Britain now must decide on whether to approve a no-deal Brexit, or ask Europe for a deadline extension.

Britain now must decide on whether to approve a no-deal Brexit, or ask Europe for a deadline extension. Photo: PA

British Prime Minister Theresa May’s Brexit deal suffered a crushing defeat in Parliament on Wednesday morning as UK MPs overwhelmingly voted to reject her “breakthrough” agreement to leave the European Union.

With just over two weeks left before Britain is due to leave the EU, the House of Commons voted 391 to 242 to reject Ms May’s long-negotiated and contentious Brexit deal.

Parliament will hold a second vote on Thursday (Australian time) to seek agreement on a no-deal Brexit. If that vote is defeated, a further vote will be held Friday to seek to extend the Brexit deadline.

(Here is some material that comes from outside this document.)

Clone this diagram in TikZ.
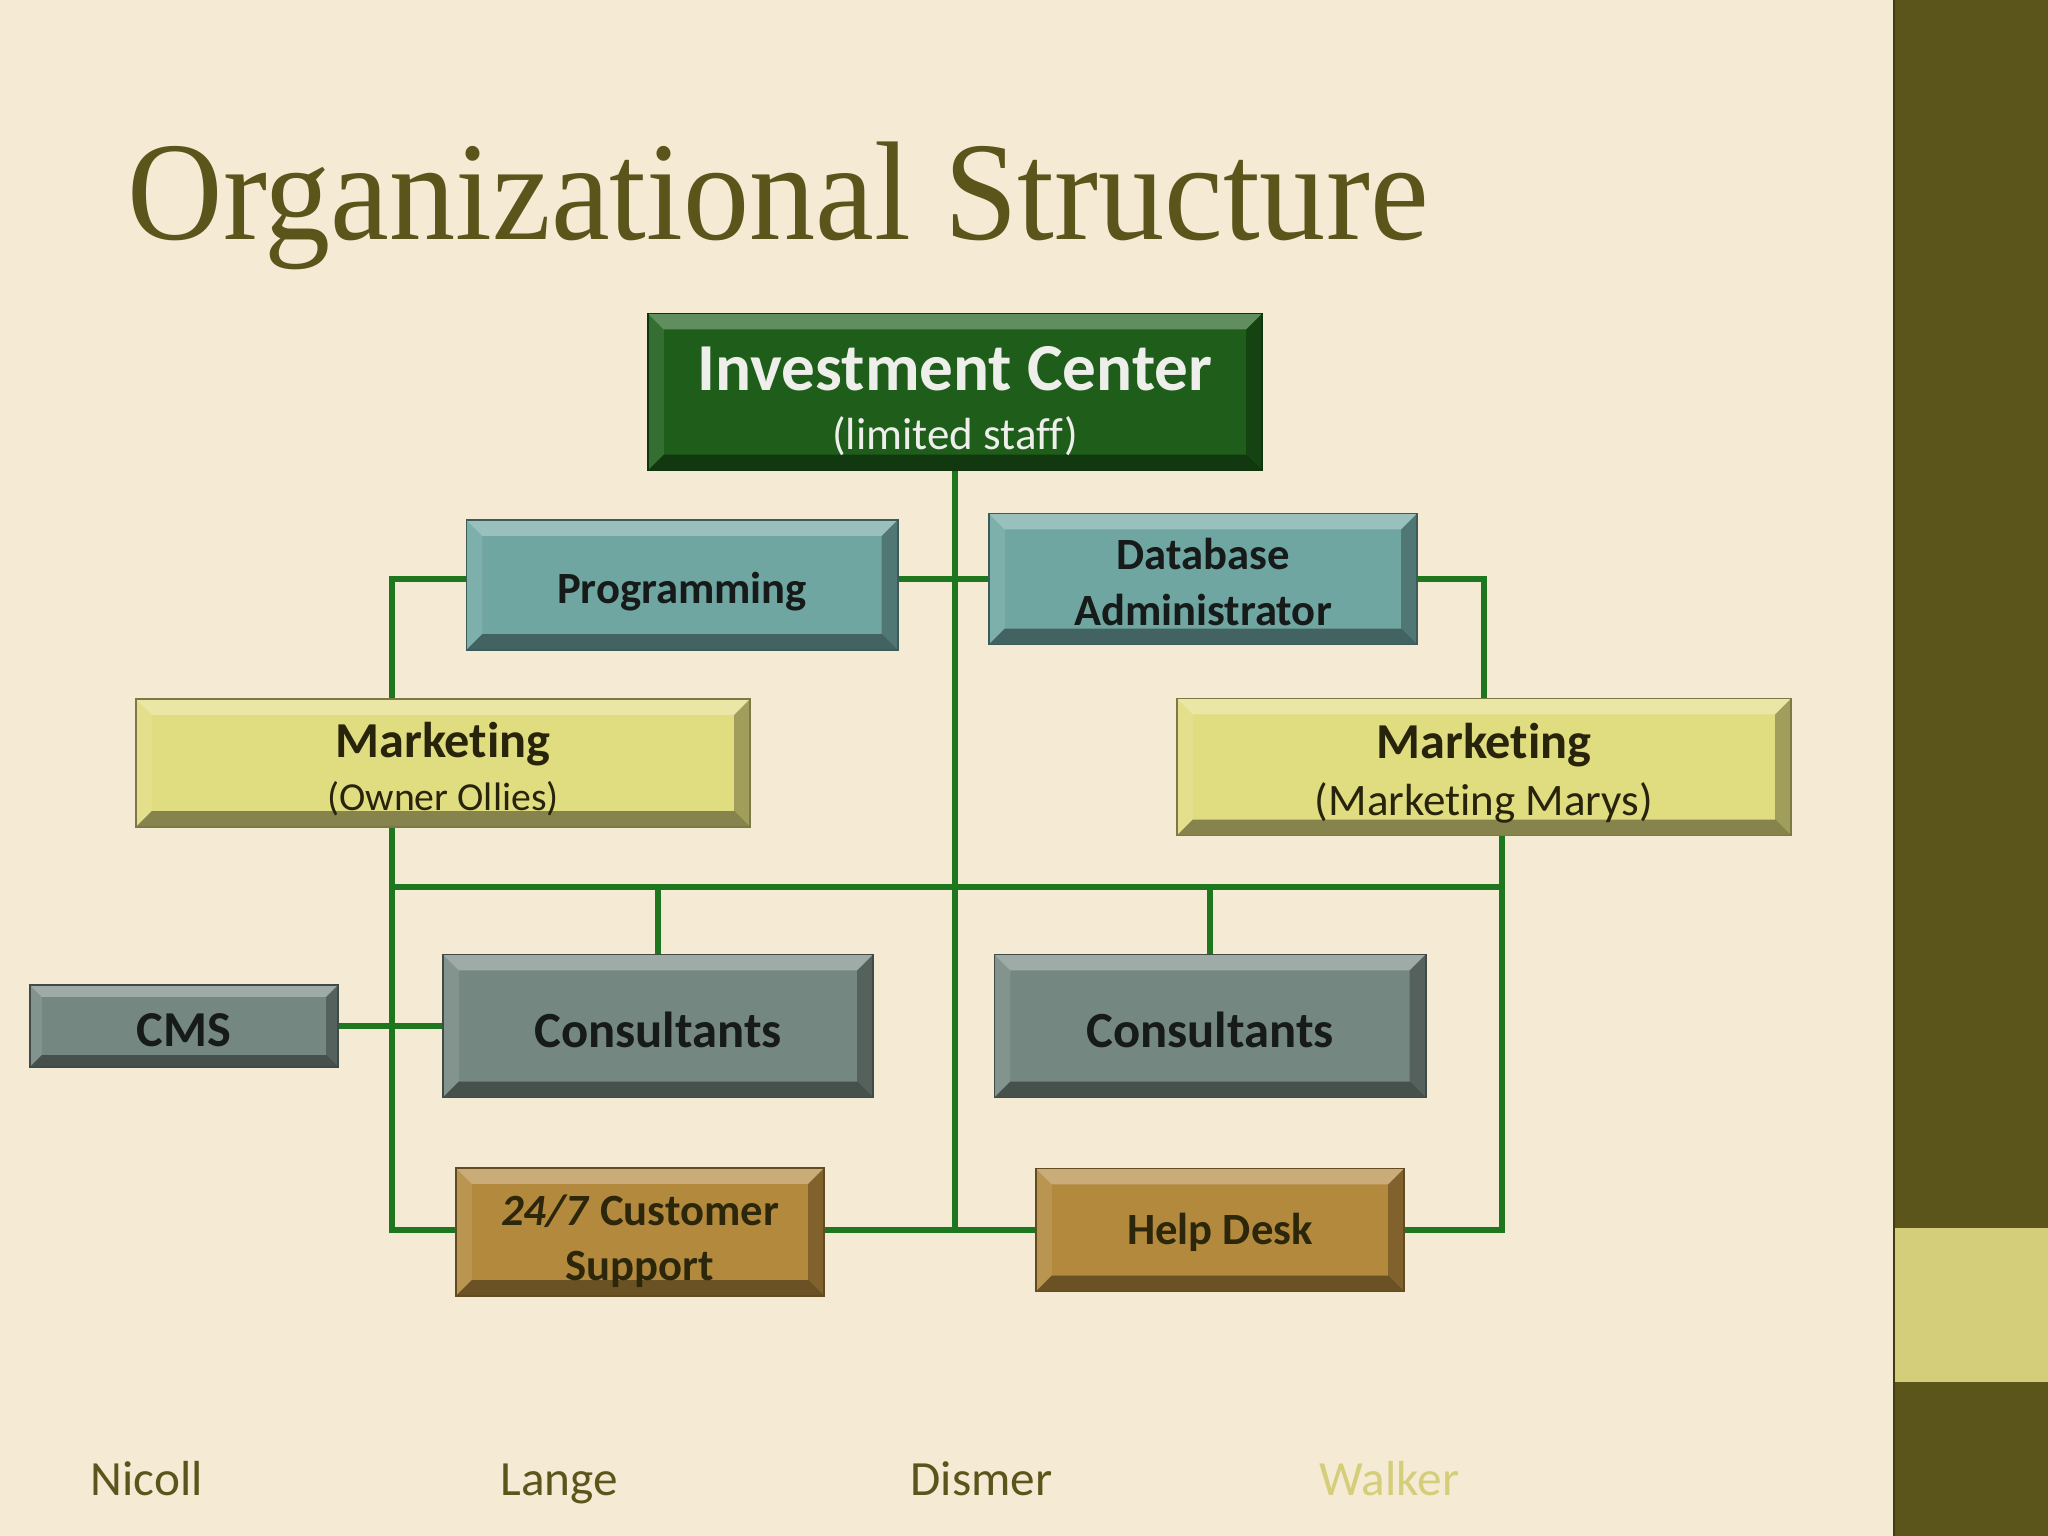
\documentclass[tikz,border=0pt]{standalone}
\usepackage{fontspec}
\setmainfont{Carlito}[Ligatures={NoCommon}]
\newfontfamily\titlefont{Liberation Serif}
\usetikzlibrary{calc}
\definecolor{bgc}{RGB}{245,234,212}
\definecolor{olive}{RGB}{92,85,27}
\definecolor{lightolive}{RGB}{212,206,122}
\definecolor{lnk}{RGB}{30,118,30}
\definecolor{icg}{RGB}{30,94,26}
\definecolor{tealc}{RGB}{111,166,162}
\definecolor{yelc}{RGB}{224,220,128}
\definecolor{gryc}{RGB}{117,135,129}
\definecolor{brzc}{RGB}{179,137,62}
\definecolor{icText}{RGB}{238,238,235}
\definecolor{darkText}{RGB}{22,26,24}
\definecolor{yelText}{RGB}{40,36,12}
\definecolor{brzText}{RGB}{44,38,10}
\pgfdeclarelayer{bgl}
\pgfdeclarelayer{lnl}
\pgfsetlayers{bgl,lnl,main}
\newlength\bv
\setlength\bv{0.16cm}
\tikzset{
  bevelbox/.style={rectangle, inner sep=0pt, fill=#1, draw=#1!55!black, line width=0.5pt,
    path picture={
      \coordinate (bnw) at (path picture bounding box.north west);
      \coordinate (bse) at (path picture bounding box.south east);
      \coordinate (bne) at (bse |- bnw);
      \coordinate (bsw) at (bnw |- bse);
      \fill[white,opacity=.30] (bnw) -- (bne) -- ([shift={(-\bv,-\bv)}]bne) -- ([shift={(\bv,-\bv)}]bnw) -- cycle;
      \fill[white,opacity=.10] (bnw) -- (bsw) -- ([shift={(\bv,\bv)}]bsw) -- ([shift={(\bv,-\bv)}]bnw) -- cycle;
      \fill[black,opacity=.28] (bne) -- (bse) -- ([shift={(-\bv,\bv)}]bse) -- ([shift={(-\bv,-\bv)}]bne) -- cycle;
      \fill[black,opacity=.40] (bsw) -- (bse) -- ([shift={(-\bv,\bv)}]bse) -- ([shift={(\bv,\bv)}]bsw) -- cycle;
    }},
  boxtext/.style={align=center, inner sep=0pt},
  conn/.style={draw=lnk, line width=1.8pt},
  footname/.style={anchor=base west, inner sep=0pt, font=\fontsize{14}{16}\selectfont},
}
% name, fill, text options, position, width, height, text shift down, text
\newcommand\mkbox[8]{%
  \node[bevelbox=#2, minimum width=#5, minimum height=#6] (#1) at (#4) {};
  \node[boxtext, #3] (#1t) at ([yshift=-#7]#1.center) {#8};
}
\begin{document}
\begin{tikzpicture}[x=0.01cm,y=-0.01cm]
\useasboundingbox (0,0) rectangle (2048,1536);
\begin{pgfonlayer}{bgl}
  \fill[bgc] (0,0) rectangle (2048,1536);
  \fill[olive] (1894,0) rectangle (2048,1536);
  \fill[lightolive] (1894,1228) rectangle (2048,1382);
  \draw[olive!70!black, line width=0.4pt] (1894,0) -- (1894,1536);
\end{pgfonlayer}

\node[anchor=base west, inner sep=0pt, text=olive] (title) at (127,239)
  {\titlefont\fontsize{40}{48}\selectfont\scalebox{0.94}[1]{Organizational Structure}};

\mkbox{ic}{icg}{text=icText}{955,392}{6.14cm}{1.57cm}{2.6pt}
  {\fontsize{19.1}{17}\selectfont\bfseries Investment Center\\[5pt]
   \fontsize{12.8}{15}\selectfont (limited staff)}

\mkbox{prog}{tealc}{text=darkText, font=\fontsize{12.7}{15.6}\selectfont\bfseries}{682,585}{4.31cm}{1.30cm}{1.9pt}
  {Programming}
\mkbox{dba}{tealc}{text=darkText, font=\fontsize{12.7}{16}\selectfont\bfseries}{1203,579}{4.28cm}{1.31cm}{0.9pt}
  {Database\\Administrator}

\mkbox{mktO}{yelc}{text=yelText}{443,763}{6.14cm}{1.28cm}{1.7pt}
  {\fontsize{14.3}{14}\selectfont\bfseries Marketing\\[3pt]
   \fontsize{11.3}{13}\selectfont (Owner Ollies)}
\mkbox{mktM}{yelc}{text=yelText}{1484,767}{6.14cm}{1.37cm}{1.7pt}
  {\fontsize{14.3}{15.6}\selectfont\bfseries Marketing\\[4.1pt]
   \fontsize{12.8}{15}\selectfont (Marketing Marys)}

\begingroup
\setlength\bv{0.12cm}
\mkbox{cms}{gryc}{text=darkText, font=\fontsize{14.3}{16}\selectfont\bfseries}{184,1026}{3.08cm}{0.82cm}{1.1pt}
  {CMS}
\endgroup
\mkbox{consL}{gryc}{text=darkText, font=\fontsize{14.4}{16}\selectfont\bfseries}{658,1026}{4.30cm}{1.43cm}{1.1pt}
  {Consultants}
\mkbox{consR}{gryc}{text=darkText, font=\fontsize{14.4}{16}\selectfont\bfseries}{1210,1026}{4.31cm}{1.43cm}{1.1pt}
  {Consultants}

\mkbox{cust}{brzc}{text=brzText, font=\fontsize{12.7}{15.4}\selectfont\bfseries}{640,1232}{3.68cm}{1.28cm}{2.6pt}
  {\textit{24/7} Customer\\Support}
\mkbox{help}{brzc}{text=brzText, font=\fontsize{12.7}{15.2}\selectfont\bfseries}{1220,1230}{3.68cm}{1.23cm}{0.7pt}
  {Help Desk}

\coordinate (L) at (392,887);
\coordinate (R) at (1502,887);
\coordinate (H) at (956,887);

\begin{pgfonlayer}{lnl}
  \draw[conn] (ic.south) -- (ic.south |- help.west);
  \draw[conn] (prog.east |- dba.west) -- (dba.west);
  \draw[conn] (prog.west |- dba.west) -- (L |- dba.west) -- (L |- help.west) -- (cust.west |- help.west);
  \draw[conn] (dba.east) -- (mktM.north |- dba.east) -- (mktM.north);
  \draw[conn] (R |- mktM.south) -- (R |- help.east) -- (help.east);
  \draw[conn] (L) -- (R);
  \draw[conn] (consL.north) -- (consL.north |- H);
  \draw[conn] (consR.north) -- (consR.north |- H);
  \draw[conn] (cms.east) -- (consL.west);
  \draw[conn] (cust.east |- help.west) -- (help.west);
\end{pgfonlayer}

\node[footname, text=olive] (n1) at (90,1495) {Nicoll};
\node[footname, text=olive] (n2) at (500,1495) {Lange};
\node[footname, text=olive] (n3) at (910,1495) {Dismer};
\node[footname, text=lightolive] (n4) at (1319,1495) {Walker};
\end{tikzpicture}
\end{document}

Speaking after the loss, Ms May said Thursday’s vote would be a conscience vote and she would advise her MPs to reject a no-deal Brexit, citing the “potential damage” of leaving the EU without an agreement.

“This is an issue of grave importance for the future of our country.  Just like the referendum, there are strongly held and equally legitimate views on both sides,” the Prime Minister said.

She said if Parliament ultimately decides to extend the Brexit deadline, MPs must also decide what to do with that extension, including holding a second referendum on the decision to leave.

Opposition Leader Jeremy Corbyn said the government’s second major Brexit defeat should be a trigger for a general election.

Mr Corbyn called for the no-deal Brexit to be taken off the table, saying Ms May had run down the clock on negotiations, “but now the clock has run down on her”.

The EU’s chief Brexit negotiator, Michel Barnier, tweeted that Europe had done everything it could to help get the agreement passed.

The Brexit deal appeared doomed to fail before the vote when leading members of her own Conservative Party and Northern Ireland MPs said they would not recommend that members vote for the deal.

The so-called Star Chamber of lawyers convened by the Leave-backing European Research Group found that agreements reached by the Prime Minister in eleventh-hour talks in Strasbourg do not deliver the legally-binding changes the Commons demanded.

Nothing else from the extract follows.